Should ‘between’ ever appear in a patent claim? – 2 February 2016
In our office, ‘between’ is flagged as a word to be wary of when drafting patent claims. Whilst undoubtedly the answer to our rhetorical question is ‘yes’, we pose the question because there is so often reasonable scope to argue as to the meaning of this apparently innocuous term.
The phrase ‘a bridge between the river banks’ is a good example. It seems simple enough, but when put alongside ‘a boat between the river banks’ it’s clear that (in the context of a patent claim) ‘a bridge connecting the river banks’ is probably more appropriate.

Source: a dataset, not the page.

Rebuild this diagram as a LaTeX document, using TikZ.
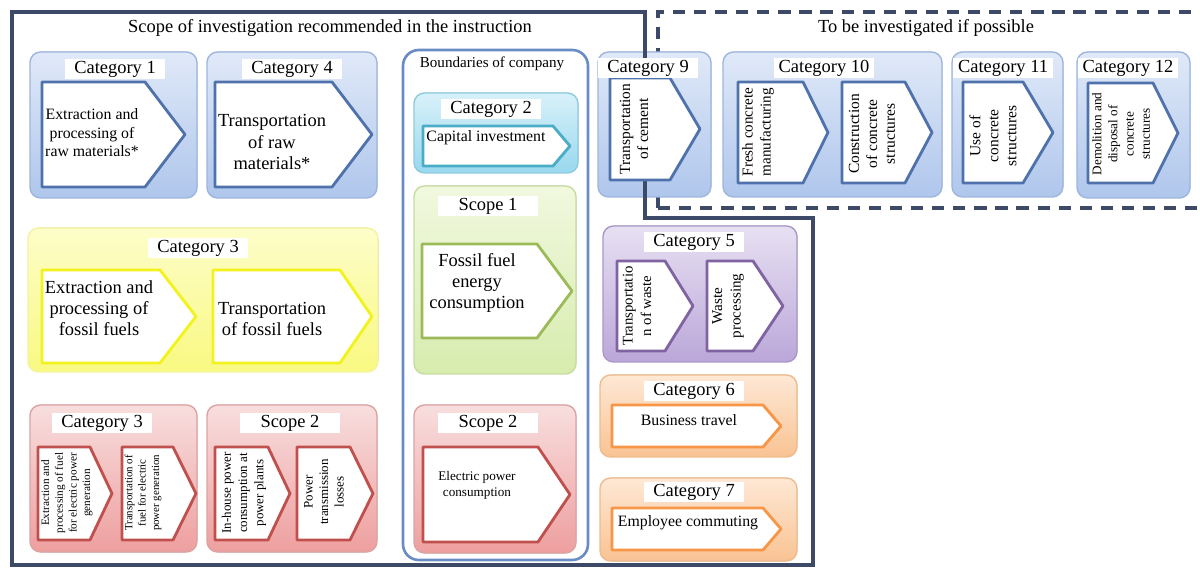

Now we have another example. The Full Federal Court  recently considered  two patents directed to garden hoses. Two of patents’ claims respectively specified:
– ‘creates an increase in water pressure between said first coupler and said second coupler within said inner tube’; and
– ‘for increasing the water pressure between said first coupler and said second coupler within said hose’.
As the Court put it:
‘[In] general terms, the dispute was whether the fluid flow restrictor creates an increase in pressure “from” the first coupler “to” the second coupler (PMG’s construction) or whether the increase relates to an increase in pressure as measured within the hose that is located between the first and second couplers as compared to a hose without a flow restrictor (Blue Gentian’s construction)’. 
Logic based on the context of the claim wording dictated Blue Gentian’s construction in this case, although of course (in the glare of hindsight) in this case simply specifying ‘…pressure within the hose’ would have avoided the argument, and in other cases context may not be so helpful.